Led by Mayor Emanual Cleaver, who was a councilman when the project was conceived, the city has spent $24 million to get 18th and Vine going. The idea was to revitalize the area - which, after 50 years of neglect, had become one the the city's roughest neighborhoods - by tapping into two of America's greatest contributions to world culture, jazz and baseball.

"The goal is to bring back the vibrancy of the area," says Pat Jordan, president of the Gem Theater, a reconstructed 1912 movie theater in the heart of the district. "There is a renewed interest in redeveloping the urban core, and this is one of the anchors ... for the redevelopment of the central city."

How it used to be

In its heyday, Kansas City was a rip-roaring town under the control of political boss Tom Pendergast, and a jazz hotbed. Dozens of night clubs lined 12th and 18th streets, the main commercial avenues in the black part of town. A musician who lived and worked there later described the city as "one long 20-year jam session."

Bennie Moten, Count Basie, Lester Young, and Charlie Parker were just a few of the jazz greats who played in the clubs here. But there was more to Kansas City than music.

If the signature blues-based swing was the melody for Kansas City of the 1920s and '30s, then the crack of a baseball bat provided the rhythm. The Negro National League, the first viable league of all-black teams, was founded here in 1920, and the Kansas City Monarchs - Jackie Robinson's club - were an integral part of the black community.

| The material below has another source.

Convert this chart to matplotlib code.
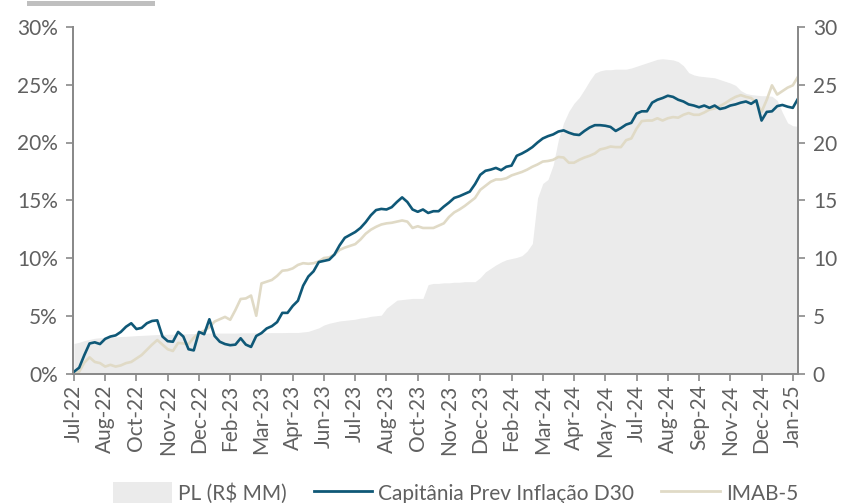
import numpy as np
import matplotlib.pyplot as plt
from matplotlib.patches import Rectangle, Patch
from matplotlib.lines import Line2D

plt.rcParams['font.family'] = ['Lato', 'DejaVu Sans']

tick_labels = ["Jul-22", "Aug-22", "Oct-22", "Nov-22", "Dec-22", "Feb-23", "Mar-23", "Apr-23",
               "Jun-23", "Jul-23", "Aug-23", "Oct-23", "Nov-23", "Dec-23", "Feb-24", "Mar-24",
               "Apr-24", "May-24", "Jul-24", "Aug-24", "Sep-24", "Nov-24", "Dec-24", "Jan-25"]

# samples per tick interval (6 readings between two labels)
per_tick = 6

# Capitania Prev Inflacao D30, % acumulado
capitania = [0.15, 0.5, 1.6, 2.6, 2.7, 2.55, 3.0, 3.2, 3.3, 3.6,
             4.05, 4.35, 3.85, 3.95, 4.35, 4.55, 4.6, 3.2, 2.8, 2.75,
             3.6, 3.2, 2.1, 2.0, 3.6, 3.4, 4.7, 3.25, 2.75, 2.55,
             2.45, 2.5, 3.05, 2.5, 2.3, 3.25, 3.5, 3.9, 4.1, 4.45,
             5.25, 5.25, 5.85, 6.3, 7.6, 8.4, 8.85, 9.65, 9.75, 9.85,
             10.3, 11.1, 11.75, 12.0, 12.25, 12.6, 13.1, 13.7, 14.15, 14.25,
             14.2, 14.4, 14.85, 15.25, 14.85, 14.2, 14.0, 14.2, 13.9, 14.05,
             14.05, 14.45, 14.8, 15.2, 15.35, 15.55, 15.75, 16.4, 17.2, 17.55,
             17.65, 17.8, 17.6, 17.9, 18.0, 18.85, 19.05, 19.3, 19.6, 20.0,
             20.35, 20.55, 20.7, 20.95, 21.05, 20.85, 20.7, 20.65, 21.0, 21.3,
             21.5, 21.5, 21.45, 21.35, 21.0, 21.25, 21.55, 21.7, 22.5, 22.7,
             22.7, 23.45, 23.7, 23.85, 24.05, 23.95, 23.7, 23.55, 23.3, 23.2,
             23.05, 23.2, 23.0, 23.2, 22.9, 23.0, 23.2, 23.3, 23.45, 23.55,
             23.35, 23.65, 21.9, 22.65, 22.7, 23.15, 23.25, 23.1, 23.0, 23.8]

# IMAB-5, % acumulado
imab5 = [0.0, 0.15, 0.95, 1.4, 1.0, 0.9, 0.6, 0.75, 0.6, 0.7,
         0.9, 1.0, 1.3, 1.6, 2.05, 2.5, 2.9, 2.5, 2.1, 1.95,
         2.65, 2.6, 2.55, 3.1, 3.5, 3.7, 4.0, 4.5, 4.7, 4.9,
         4.65, 5.5, 6.45, 6.5, 6.75, 5.0, 7.8, 7.95, 8.1, 8.45,
         8.9, 8.95, 9.1, 9.4, 9.55, 9.5, 9.55, 9.7, 10.0, 10.05,
         10.3, 10.7, 10.9, 11.05, 11.2, 11.6, 12.1, 12.45, 12.7, 12.9,
         13.0, 13.05, 13.15, 13.25, 13.15, 12.6, 12.75, 12.6, 12.6, 12.6,
         12.8, 13.0, 13.55, 13.95, 14.2, 14.5, 14.85, 15.2, 15.9, 16.25,
         16.6, 16.8, 16.8, 16.9, 17.15, 17.3, 17.45, 17.65, 17.9, 18.1,
         18.35, 18.4, 18.5, 18.75, 18.7, 18.25, 18.25, 18.5, 18.7, 18.85,
         19.05, 19.4, 19.5, 19.65, 19.6, 19.6, 20.2, 20.35, 21.2, 21.85,
         21.9, 21.9, 22.1, 21.9, 22.1, 22.2, 22.15, 22.4, 22.55, 22.4,
         22.4, 22.6, 22.85, 22.95, 23.15, 23.4, 23.7, 23.95, 24.1, 23.95,
         23.85, 23.45, 22.65, 23.7, 24.95, 24.15, 24.45, 24.75, 24.95, 25.7]

# PL (R$ MM), eixo direito
pl = [2.6, 2.7, 2.85, 2.95, 3.05, 3.1, 3.12, 3.15, 3.18, 3.2,
      3.22, 3.25, 3.28, 3.3, 3.32, 3.35, 3.37, 3.38, 3.4, 3.4,
      3.42, 3.43, 3.45, 3.46, 3.48, 3.5, 3.5, 3.5, 3.5, 3.5,
      3.5, 3.5, 3.52, 3.52, 3.52, 3.53, 3.53, 3.53, 3.54, 3.54,
      3.54, 3.55, 3.55, 3.55, 3.6, 3.65, 3.8, 3.95, 4.2, 4.35,
      4.45, 4.55, 4.6, 4.65, 4.7, 4.8, 4.85, 4.95, 5.0, 5.05,
      5.65, 6.0, 6.35, 6.4, 6.45, 6.5, 6.5, 6.5, 7.7, 7.8,
      7.8, 7.85, 7.85, 7.9, 7.9, 7.95, 7.95, 7.95, 8.3, 8.8,
      9.1, 9.4, 9.65, 9.85, 9.95, 10.05, 10.2, 10.6, 11.25, 15.2,
      16.45, 16.8, 18.05, 20.25, 21.7, 22.7, 23.4, 23.9, 24.6, 25.35,
      26.0, 26.2, 26.3, 26.3, 26.35, 26.35, 26.35, 26.45, 26.6, 26.75,
      26.9, 27.05, 27.2, 27.25, 27.2, 27.15, 27.0, 26.65, 26.05, 25.85,
      25.75, 25.7, 25.65, 25.6, 25.45, 25.3, 25.15, 24.95, 24.5, 24.25,
      24.15, 24.1, 24.05, 24.05, 24.0, 23.65, 22.6, 21.7, 21.45, 21.4]

navy = "#0f5877"
beige = "#e0dac6"
area_col = "#ebebeb"
axis_col = "#8a8a8a"
text_col = "#606060"
fs = 15

x = np.arange(len(capitania)) / per_tick

fig = plt.figure(figsize=(8.44, 5.03), dpi=100)
ax = fig.add_axes([73 / 844, 1 - 373.5 / 503, (797.5 - 73) / 844, (373.5 - 27) / 503])
ax2 = ax.twinx()

ax2.fill_between(x, 0, pl, color=area_col, linewidth=0)
ax.plot(x, imab5, color=beige, linewidth=1.9, solid_joinstyle='round')
ax.plot(x, capitania, color=navy, linewidth=1.9, solid_joinstyle='round')

ax.set_zorder(ax2.get_zorder() + 1)
ax.patch.set_visible(False)

for a in (ax, ax2):
    a.set_ylim(0, 30)
    a.set_xlim(-0.03, 23.15)
    a.spines['top'].set_visible(False)
    for s in ('left', 'right', 'bottom'):
        a.spines[s].set_color(axis_col)
        a.spines[s].set_linewidth(1.4)
    a.tick_params(colors=axis_col, width=1.2, length=5, labelcolor=text_col, labelsize=fs)

ax.set_yticks(np.arange(0, 31, 5))
ax.set_yticklabels([f"{v}%" for v in range(0, 31, 5)])
ax2.set_yticks(np.arange(0, 31, 5))
ax2.set_yticklabels([str(v) for v in range(0, 31, 5)])
ax.set_xticks(np.arange(len(tick_labels)))
ax.set_xticklabels(tick_labels, rotation=90)
ax.tick_params(axis='x', pad=3)
ax.tick_params(axis='y', pad=6)
ax2.tick_params(axis='y', pad=6)

handles = [Patch(facecolor=area_col, edgecolor='none', label="PL (R$ MM)"),
           Line2D([], [], color=navy, linewidth=2, label="Capitânia Prev Inflação D30"),
           Line2D([], [], color=beige, linewidth=2, label="IMAB-5")]
leg = fig.legend(handles=handles, loc='lower center', bbox_to_anchor=(0.54, -0.04), ncol=3,
                 frameon=False, fontsize=fs, handlelength=2.8, handleheight=1.3,
                 columnspacing=1.3, handletextpad=0.3)
for t in leg.get_texts():
    t.set_color(text_col)

fig.patches.append(Rectangle((27 / 844, 1 - 6 / 503), 128 / 844, 5 / 503,
                             transform=fig.transFigure, facecolor="#bfbfbf", edgecolor='none'))

fig.savefig("out.png", dpi=100)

Indeed, church services started an hour earlier on those Sundays when the Monarchs were in town, just so the congregation would be able to get to the ballpark at 18th and Brooklyn.

Buck O'Neil, former player and manager in the Negro American League, remembers the thrill of moving to Kansas City in 1938 to play with the Monarchs. Like most of his unmarried teammates, Mr. O'Neil lived at the Street's Hotel.

"This was the place to stay if you were black, because you couldn't stay in one of the hotels downtown," he says. "It didn't matter how famous you were. I could come down for breakfast and find myself sitting at a table with Cab Calloway or Billy Holiday, Fats Waller or Joe Louis. I met them all. It was an exciting time!"

Roaring '90s

Today's 18th and Vine hopes to tap into that excitement.

While both the jazz and baseball museums will feature informational exhibits, the project planners wanted to make sure there are other things to see and do as well. The museum complex's Blue Room, for example, will showcase authentic Kansas City jazz, performed nightly by local musicians.

"It's the restoration of a 1930s African-American community," says Rowena Stewart, executive director of the 18th and Vine Authority, an entity established by the city to coordinate and oversee the redevelopment effort. "We brought in scholars from all over the world to work on it, We're trying to make education a priority, but we also want it to be fun.... We're looking for an international draw with this."

Some say that may be a bit ambitious. Amid the enthusiasm, the future success of the revitalized district faces some substantial challenges. Foremost among them, many say, is the project's location.

Most of Kansas City's main attractions are located along a lengthy north-south corridor on the west side of town. Many say the 18th and Vine district, several miles east, is too remote and isolated from other areas of interest.

"It can't survive solely on its own," says George Ehrlich, professor emeritus of art history at the University of Missouri in Kansas City, and a specialist in architectural history and urban development. "It has to be part of a citywide awareness that heritage, in the broadest sense, is a tourist attraction."

Overall, though, Mr. Ehrlich is optimistic about the area's prospects. He sees trolleys or other public transportation, with well-publicized, easy to follow routes, as the solution to the problem.

Challenges ahead

Professor McClure, however, is less sanguine on the district's prospects, saying that the effect the project will have on Kansas City's national reputation may be slight. The depressed state of the surrounding neighborhood, coupled with 18th and Vine's remoteness, means that people will have to make a concerted effort to go to the area, he adds.

"When you look at some of these big, major urban revitalization efforts, there has usually been a larger plan," he says, noting that 18th and Vine is off by itself. "It is not part and parcel of some larger plan."

He says one key to the area once again becoming a thriving neighborhood is creating jobs. And "right now, the prospects for bringing new income into the neighborhood are not especially high."

Still, there have been some encouraging developments. Sprint, the telecommunications company based in suburban Kansas City, announced that it would be opening a satellite call center in the district. And Sylvia's Restaurant and House of Soul, based in Harlem, announced that it will open up a restaurant on 18th near Vine.

And McClure is not entirely pessimistic about the district. He says the museums' relatively small size - meaning that they would not have to draw hundreds of thousands to succeed - and the uniqueness of the project are benefits.

"Nobody else can be the birthplace of Kansas City jazz," he says "If they can become the focal point of the jazz scene in Kansas City and if they can develop enough interest in the Negro leagues, then I think they will get the kind of traffic they need."